Fall '01: "Citizen Baines"
Making excellent use of the show's Seattle setting, Citizen Baines starts off as an interesting, fast-paced mixture of the personal and the professional, high-stakes politics and high-stakes marital challenges, the problemating relationships between politicans and their constituents... and parents and their children.
It all sounds good. But there's just one problem: At the end of the series' first hour, the election is over and Baines has lost. Thus begins the series... but without a lot of the energy that was in our introduction to it. It's usually hard to judge a series based on its pilot; when a pilot's plot is so unrepresentative as Citizen Baines's, it's almost impossible.
Judged by the performance of James Cromwell as Senator Baines, Citizen Baines has a good shot. Cromwell is a nuanced actor who really lends weight to the role. Baines comes across as a multifaceted person, an idealistic man who has become a pragmatic politician, and has sacrificed his children (and perhaps his relationship with his now-deceased wife) for the power that he suddenly, shockingly, no longer has. And Cromwell's long, furrowed, asymmetric face is fascinating to stare at, whether he's looking happy, angry, resigned, or simply puzzled by the whirlwind around him.
The whirlwind around Baines is the storm summoned up by his three daughters -- paging King Lear! -- Ellen (Embeth Davidtz), Reeva (Jane Adams), and Dori (Jacinda Barrett). They provide the serious dysfunction that will apparently drive Citizen Baines once the excitement of the election and its aftermath recedes into the past.
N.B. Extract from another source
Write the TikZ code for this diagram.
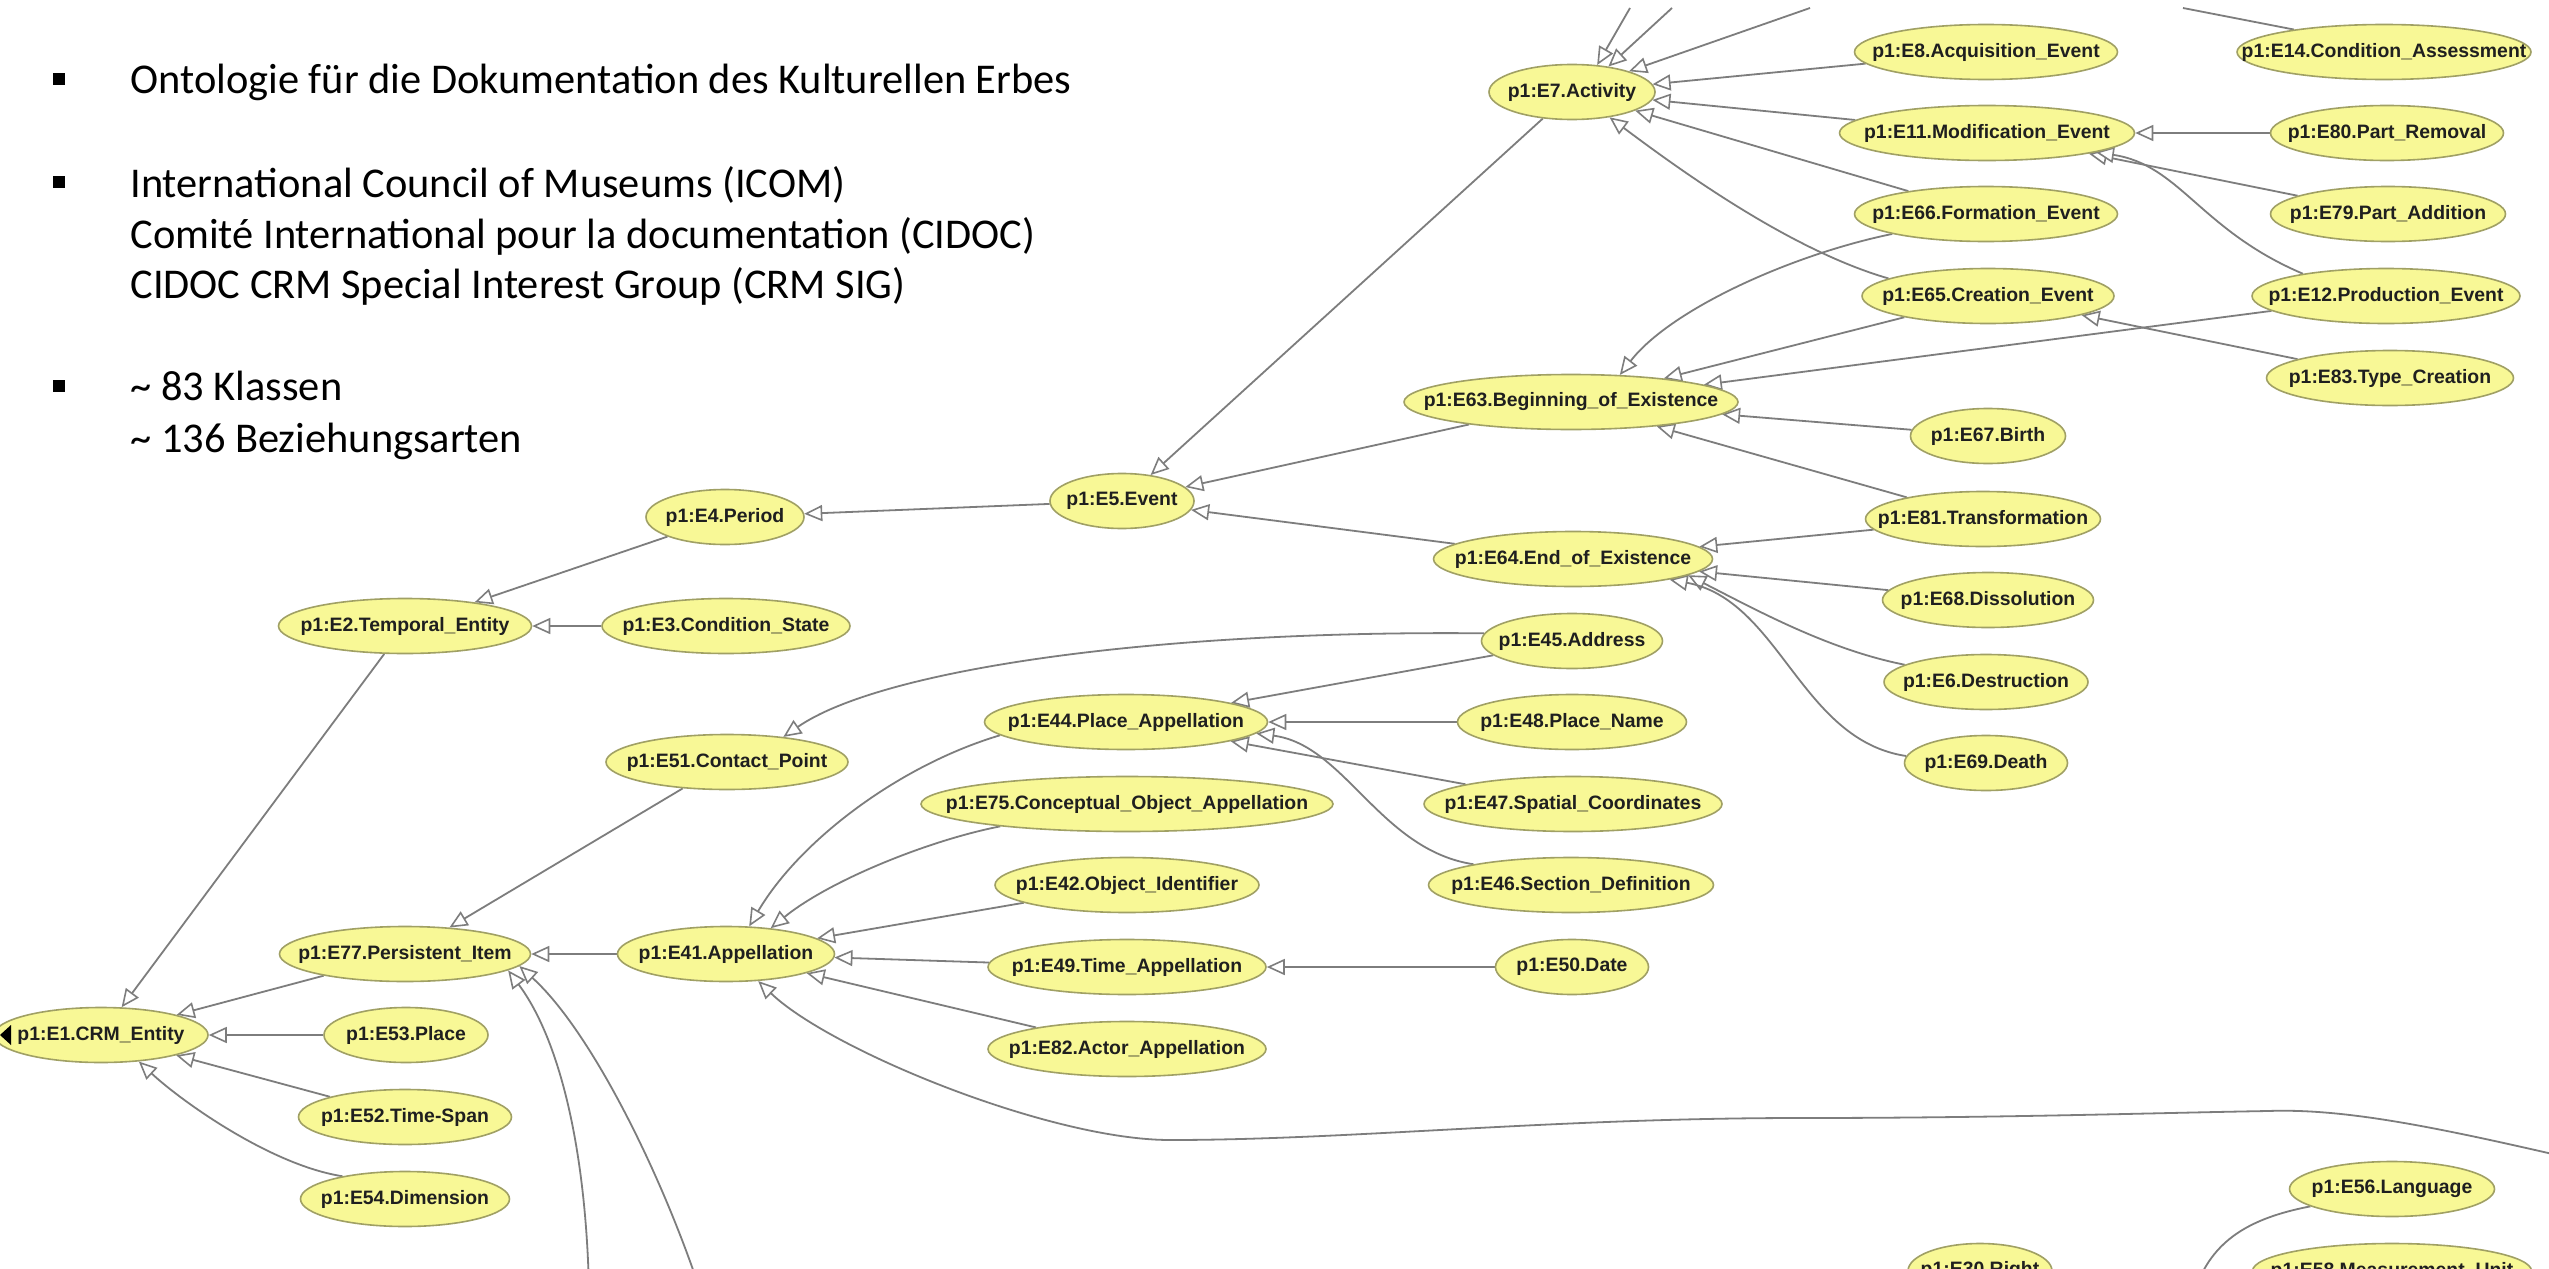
\documentclass[tikz,border=0pt]{standalone}
\usepackage{fontspec}
\setmainfont{Carlito}
\newfontfamily\nodefont{Liberation Sans}
\usetikzlibrary{shapes.geometric,arrows.meta}
\definecolor{nodefill}{RGB}{248,248,150}
\definecolor{nodeborder}{RGB}{160,160,100}
\definecolor{edgegray}{RGB}{125,125,125}
\tikzset{
  cls/.style={ellipse, draw=nodeborder, fill=nodefill, line width=0.8pt, inner sep=0pt, minimum height=27.5pt, font=\nodefont\bfseries\fontsize{9.7}{12}\selectfont, text=black!88},
  isa/.style={draw=edgegray, line width=0.9pt, -{Triangle[length=9pt,width=8pt,fill=white,line width=0.8pt]}},
  plainedge/.style={draw=edgegray, line width=0.9pt},
  slidetext/.style={inner sep=0pt, anchor=base west, font=\fontsize{21.2}{25.5}\selectfont},
  bulletsq/.style={fill=black, rectangle, inner sep=0pt, minimum width=6pt, minimum height=6pt},
}
\newcommand{\onode}[4]{\node[cls, minimum width=#4*0.5pt] (#1) at (#2) {\makebox[0pt]{#3}};}
\pgfdeclarelayer{bg}
\pgfsetlayers{bg,main}
\begin{document}
\begin{tikzpicture}[x=0.5pt, y=-0.5pt]
\useasboundingbox (0,0) rectangle (2549,1269);
\clip (0,0) rectangle (2549,1269);

% slide text
\node[bulletsq] (b1) at (59,79) {};
\node[slidetext] (t1) at (130,93) {Ontologie für die Dokumentation des Kulturellen Erbes};
\node[bulletsq] (b2) at (59,182) {};
\node[slidetext] (t2) at (130,197) {International Council of Museums (ICOM)};
\node[slidetext] (t3) at (130,248) {Comité International pour la documentation (CIDOC)};
\node[slidetext] (t4) at (130,298) {CIDOC CRM Special Interest Group (CRM SIG)};
\node[bulletsq] (b3) at (59,386) {};
\node[slidetext] (t5) at (130,400) {\textasciitilde\ 83 Klassen};
\node[slidetext] (t6) at (130,452) {\textasciitilde\ 136 Beziehungsarten};

% class nodes
\onode{E1}{101,1035}{p1:E1.CRM\_Entity}{214}
\onode{E53}{406,1035}{p1:E53.Place}{164}
\onode{E52}{405,1117}{p1:E52.Time-Span}{213}
\onode{E54}{405,1199}{p1:E54.Dimension}{209}
\onode{E77}{405,954}{p1:E77.Persistent\_Item}{251}
\onode{E41}{726,954}{p1:E41.Appellation}{217}
\onode{E2}{405,626}{p1:E2.Temporal\_Entity}{253}
\onode{E3}{726,626}{p1:E3.Condition\_State}{248}
\onode{E4}{725,517}{p1:E4.Period}{158}
\onode{E51}{727,762}{p1:E51.Contact\_Point}{242}
\onode{E5}{1122,501}{p1:E5.Event}{144}
\onode{E7}{1572,92}{p1:E7.Activity}{166}
\onode{E63}{1571,402}{p1:E63.Beginning\_of\_Existence}{334}
\onode{E64}{1573,559}{p1:E64.End\_of\_Existence}{279}
\onode{E45}{1572,641}{p1:E45.Address}{181}
\onode{E48}{1572,722}{p1:E48.Place\_Name}{229}
\onode{E47}{1573,804}{p1:E47.Spatial\_Coordinates}{298}
\onode{E46}{1571,885}{p1:E46.Section\_Definition}{285}
\onode{E50}{1572,967}{p1:E50.Date}{153}
\onode{E44}{1126,722}{p1:E44.Place\_Appellation}{283}
\onode{E75}{1127,804}{p1:E75.Conceptual\_Object\_Appellation}{412}
\onode{E42}{1127,885}{p1:E42.Object\_Identifier}{264}
\onode{E49}{1127,967}{p1:E49.Time\_Appellation}{278}
\onode{E82}{1127,1049}{p1:E82.Actor\_Appellation}{278}
\onode{E8}{1986,52}{p1:E8.Acquisition\_Event}{263}
\onode{E11}{1987,133}{p1:E11.Modification\_Event}{295}
\onode{E66}{1986,214}{p1:E66.Formation\_Event}{263}
\onode{E65}{1988,296}{p1:E65.Creation\_Event}{252}
\onode{E67}{1988,436}{p1:E67.Birth}{155}
\onode{E81}{1983,519}{p1:E81.Transformation}{235}
\onode{E68}{1988,600}{p1:E68.Dissolution}{211}
\onode{E6}{1986,682}{p1:E6.Destruction}{204}
\onode{E69}{1986,763}{p1:E69.Death}{163}
\onode{E14}{2384,52}{p1:E14.Condition\_Assessment}{294}
\onode{E80}{2387,133}{p1:E80.Part\_Removal}{233}
\onode{E79}{2388,214}{p1:E79.Part\_Addition}{235}
\onode{E12}{2386,296}{p1:E12.Production\_Event}{268}
\onode{E83}{2390,378}{p1:E83.Type\_Creation}{247}
\onode{E56}{2392,1189}{p1:E56.Language}{205}
\onode{E30}{1980,1271}{p1:E30.Right}{144}
\onode{E58}{2392,1271}{p1:E58.Measurement\_Unit}{279}

\fill[black] (0,1035) -- (11,1025) -- (11,1045) -- cycle;

% free ends
\coordinate (offR) at (2600,1165);
\coordinate (botA) at (589,1290);
\coordinate (botB) at (700,1290);
\coordinate (botC) at (2195,1290);
\coordinate (topA) at (1630,8);
\coordinate (topB) at (1672,8);
\coordinate (topC) at (1810,8);
\coordinate (topD) at (2183,8);

\begin{pgfonlayer}{bg}
\fill[white] (0,0) rectangle (2549,1269);
\foreach \c/\p in {E5/E4, E4/E2, E3/E2, E2/E1, E77/E1, E53/E1, E52/E1, E51/E77, E41/E77, E7/E5, E63/E5, E64/E5, E8/E7, E11/E7, E66/E7, E80/E11, E79/E11, E65/E63, E12/E63, E67/E63, E81/E63, E83/E65, E81/E64, E68/E64, E45/E44, E48/E44, E47/E44, E42/E41, E49/E41, E82/E41, E50/E49}
  \draw[isa] (\c) -- (\p);
\draw[isa] (E54.160) .. controls (270,1165) and (180,1100) .. (E1.-35);
\draw[isa] (E65.170) .. controls (1790,250) and (1680,170) .. (E7.-34);
\draw[isa] (E12.165) .. controls (2200,230) and (2180,165) .. (E11.-10);
\draw[isa] (E66.192) .. controls (1790,255) and (1670,310) .. (E63.29);
\draw[isa] (E6.168) .. controls (1830,650) and (1760,612) .. (E64.-8);
\draw[isa] (E69.175) .. controls (1800,740) and (1780,600) .. (E64.-12);
\draw[isa] (E46.168) .. controls (1380,850) and (1345,745) .. (E44.-5);
\draw[isa] (E45.175) .. controls (1150,630) and (880,670) .. (E51.24);
\draw[isa] (E44.186) .. controls (900,765) and (800,840) .. (E41.50);
\draw[isa] (E75.190) .. controls (930,840) and (830,880) .. (E41.30);
\draw[isa] (offR) .. controls (2450,1130) and (2350,1108) .. (2268,1111)
  .. controls (2150,1113) and (2000,1118) .. (1800,1118)
  .. controls (1550,1118) and (1350,1140) .. (1170,1140)
  .. controls (1050,1140) and (830,1050) .. (E41.-40);
\draw[isa] (botA) .. controls (586,1150) and (560,1040) .. (E77.-9);
\draw[isa] (botB) .. controls (660,1170) and (590,1030) .. (E77.-6);
\draw[plainedge] (E56.-168) .. controls (2250,1218) and (2212,1240) .. (botC);
\draw[plainedge] (E14.166) -- (topD);
\draw[isa] (topA) -- (E7.47);
\draw[isa] (topB) -- (E7.35);
\draw[isa] (topC) -- (E7.20);
\end{pgfonlayer}
\end{tikzpicture}
\end{document}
And therein lies Citizen Baines's problem: without all the hubbub about the election, its pilot is a family-drama soap opera on the level of Once and Again, with all the angst but none of the charm of Jane Adams' last network series, Relativity.
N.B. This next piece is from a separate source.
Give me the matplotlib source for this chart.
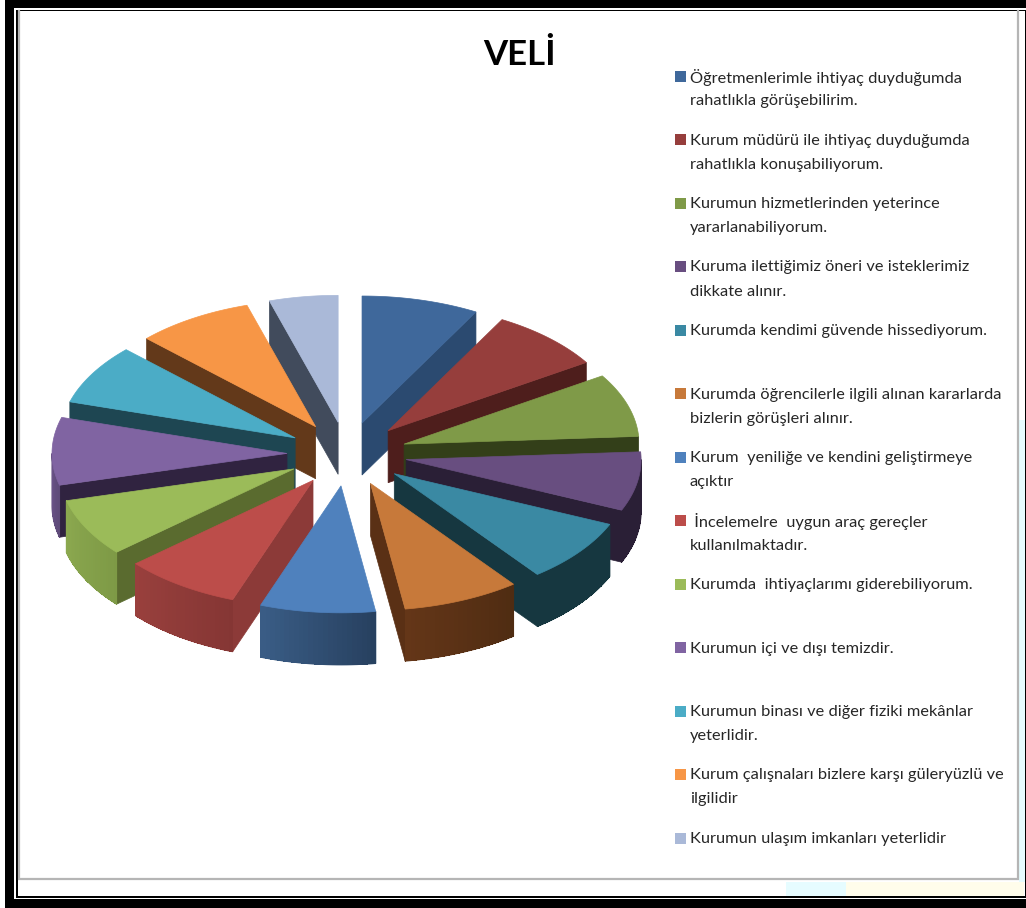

Ellen Baines wants to run for congress... or does she? Her law firm is putting pressure on her to do it, her dad wants her to do it, but she's having second thoughts... and she's now got the albatross of her father's failed re-election campaign (which she managed) around her neck. Dori's a wild child who wakes up with a random guy in one of the series' first scenes, has a record of substance abuse problems that till now have been swept under the table by the Senator's staff, and is generally grumpy about being in Dad's shadow.
And Reeva's got the best package of the lot. She's trapped in a marriage that's going south, with a husband who may or may not be having an affair. He's checked out of the relationship, in any case. And that makes her election-day diagnosis -- she's pregnant! -- that much more painful.
Meanwhile, the two older daughters take a moment to point out to little sis Dori that their father's relationship with their sainted dead mother was also not as happy as she'd like to believe.
Herein lies another problem with Citizen Baines, on top of the fact that it's just too damned hard to judge what this show will be like after five weeks on the air: it's not clear how much of the show is going to be about James Cromwell trying to adapt to life away from the circles of power in Washington, about trying to become a regular citizen back in Seattle after 24 years away from home. That fish-out-of-water tale, using the intriguing Cromwell to his fullest, would be a show worth watching.
But the danger is that the show will only be peripherally about that topic, and will really be a more standard-issue family drama, with Cromwell playing the patriarch part as his daughters each get a chance to be dysfunctional and unhappy... all the while blaming it on the absentee father, Senator Dad.
If that sounds like a great show to you, Citizen Baines is right up your alley. For the rest of us, we can only cross our fingers and hope that Citizen Baines is more about Citizen Baines than it is his offspring.